The Armoured Corps will be reduced by two units with the merger of the Queen's Royal Lancers and the 9th/12th Royal Lancers and the 1st and 2nd Tank Regiments amalgamating.

There will also be reductions in the number of units in the Royal Artillery, the Royal Engineers, the Army Air Corps, the Royal Logistic Corps, the Royal Electrical and Mechanical Engineers and the Royal Military Police.

The changes - to be completed by the end of the decade - will see the regular Army cut from 102,000 to 82,000 while the Territorial Army will be expanded to give a combined force of 120,000.

"After inheriting a massive overspend from the last Government, we have had to make tough decisions to implement our vision of a formidable, adaptable and flexible armed forces," Mr Hammond said.

"After a decade of enduring operations, we need to transform the Army and build a balanced, capable and adaptable force ready to face the future.
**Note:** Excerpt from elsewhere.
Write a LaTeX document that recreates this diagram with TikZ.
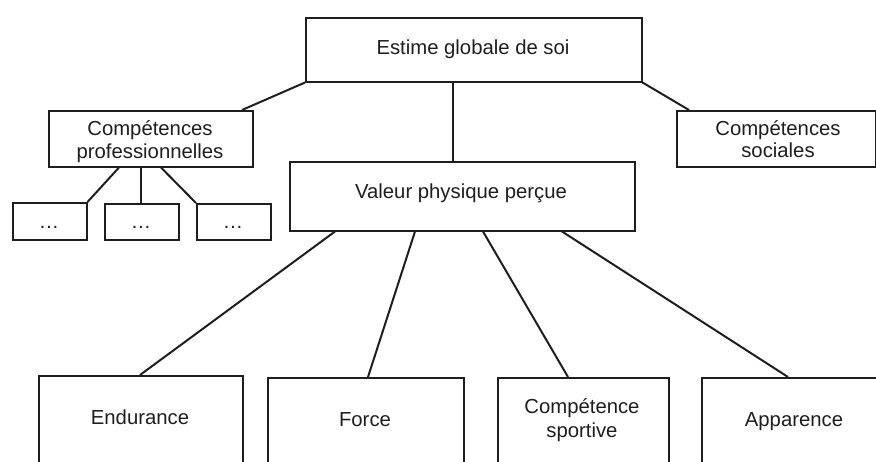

Army 2020 will create a more flexible and agile Army. Unlike the past, it will be set on a firm foundation of men and material, well trained, well equipped and fully funded. The regimental system will remain the bedrock of the Army's fighting future."

Shadow defence secretary Jim Murphy accused ministers of putting "savings before strategy". He said: "Jobs and military capability have been lost and tradition and history have been sacrificed. This isn't just a smaller Army, it's also a less powerful Army in a less influential nation. Our armed forces and their families deserve better."